The reason you don't have problems running other non 3D windows with text in at the same time as your app is that all Windows font rendering happens on the CPU, your 3D card isn't being used (unless you're running Windows Vista) and the expensive bit with transferring complete strings to the GPU is the texture uploads and associated stalls.

Game Programming Blog: www.mattnewport.com/blog

You could always do a hybrid approach: using a glyph cache to render to a text texture. That way, you get the advantages of not using quad-per-character, and the advantage of not having to send texture data to the card for new strings. I don't know how useful or fast that'd be, but it's an idea.
My approach (on Windows) is to create a DIB section, set the background text color to black, the foreground to white, render the text via ExtTextOut (or use Uniscribe if you prefer), post-process the bitmap to convert the greyscale output to alpha, and save it in a texture. With this method the system does all the hard work of complex string shaping and I can concentrate on moving bits around.

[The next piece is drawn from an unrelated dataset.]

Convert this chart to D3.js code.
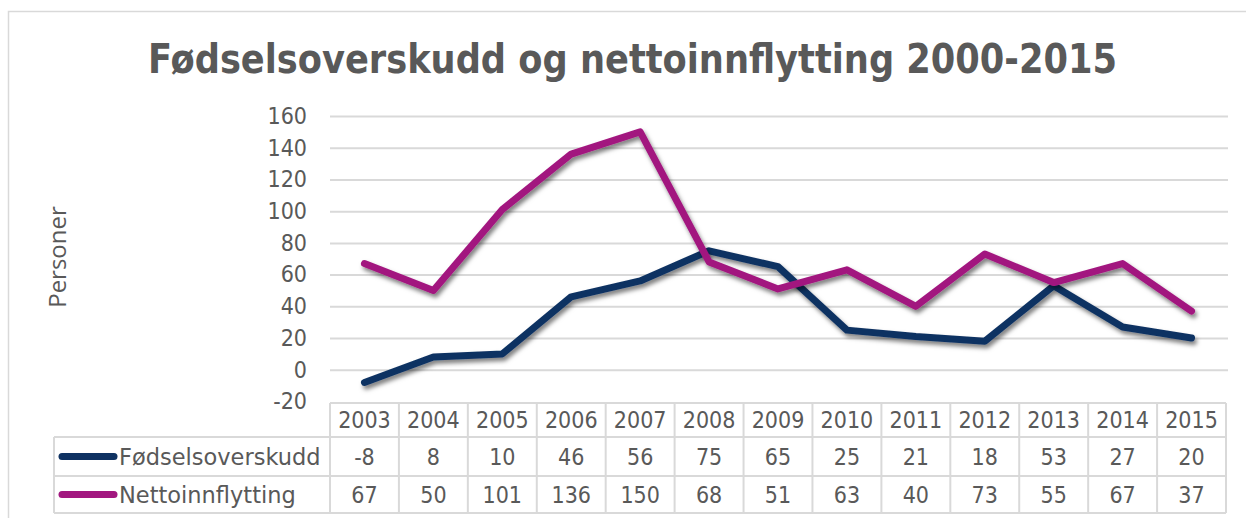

If you want to explore using a texture-based glyph cache you really have to use Uniscribe directly. The GDI functions to retrieve glyph indexes don't take into account things like font linking or EUDC which are required to display far-east text properly. Plus plain GDI doesn't have native support for surrogate characters at all.

I have not used Freetype but it appears to be just a rasterizer. This is a big piece but it's nowhere near the whole story if you want true internationalization. Correctly laying out a string in, say, Arabic is no easy task. English is pretty much the easiest thing out there, it only gets harder.